1
votes

Basically, I'm trying to find the duplicate contacts by first name, last name & email address. For that, I've tried to use composite aggregation with the fields firstName, lastName & emails.email, the response from the query has the values bucketed for non-nested fields(such as firstName & lastName), but the nested field emails.email doesn't have value at all -> it returns NULL: https://www.screencast.com/t/98CKr0I5

Am I missing something here? any help would be greatly appreciated.

Below is one of the example document

{
    "regionId": 10,
    "firstName": "John",
    "lastName": "mayer",
    "emails": [
      {
        "isPrimary": true,
        "email": "[email protected]"
      }
    ]
}

And, I'm trying to query the Elasticsearch as follows:

GET contacts/_search
{
  "size" : 0,
  "query" : {
    "term" : {
      "regionId" : {
        "value" : 10,
        "boost" : 1.0
      }
    }
  },
  "_source" : false,
  "stored_fields" : "_none_",
  "aggregations" : {
    "groupby" : {
      "composite" : {
        "size" : 1000,
        "sources" : [
          {
            "firstNameField" : {
              "terms" : {
                "field" : "firstName.keyword",
                "missing_bucket" : true,
                "order" : "asc"
              }
            }
          },
          {
            "lastNameField" : {
              "terms" : {
                "field" : "lastName.keyword",
                "missing_bucket" : true,
                "order" : "asc"
              }
            }
          },
          {
            "emailField" : {
              "terms" : {
                "field" : "emails.email.keyword",
                "missing_bucket" : true,
                "order" : "asc"
              }
            }
          }
        ]
      },
      "aggregations" : {
        "having.3483" : {
          "bucket_selector" : {
            "buckets_path" : {
              "a0" : "_count"
            },
            "script" : {
              "source" : "InternalSqlScriptUtils.nullSafeFilter(InternalSqlScriptUtils.gt(params.a0,params.v0))",
              "lang" : "painless",
              "params" : {
                "v0" : 1
              }
            },
            "gap_policy" : "skip"
          }
        }
      }
    }
  }
}
1

1 Answers

0
votes

That's unfortunately not possible. All sources in the composite would need to be under the same nested context.
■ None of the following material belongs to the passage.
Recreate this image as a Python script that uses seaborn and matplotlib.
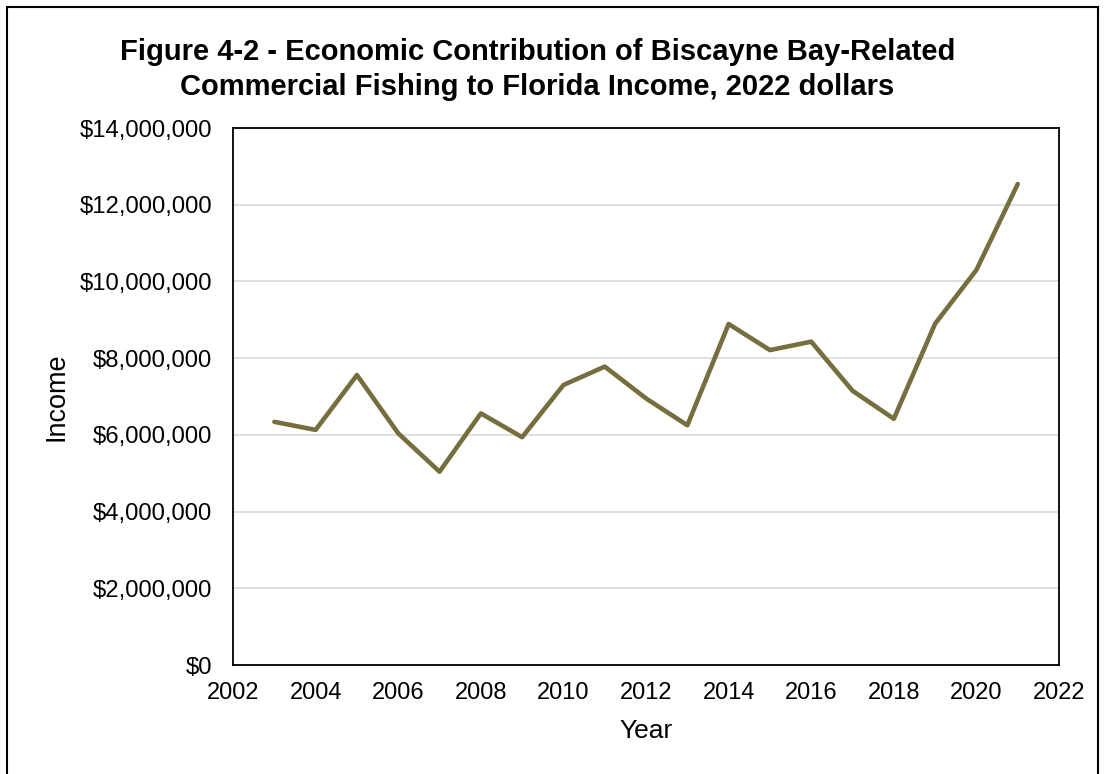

I'd recommend extracting the primary email & setting it in the top level context:

GET contacts/_update_by_query
{
  "query": {
    "nested": {
      "path": "emails",
      "query": {
        "exists": {
          "field": "emails.isPrimary"
        }
      }
    }
  },
  "script": {
    "source": """
      ctx._source.primary_email = ctx._source.emails.find(egroup -> egroup.isPrimary).email;
    """,
    "lang": "painless"
  }
}

Then perform the composite agg on primary_email.keyword.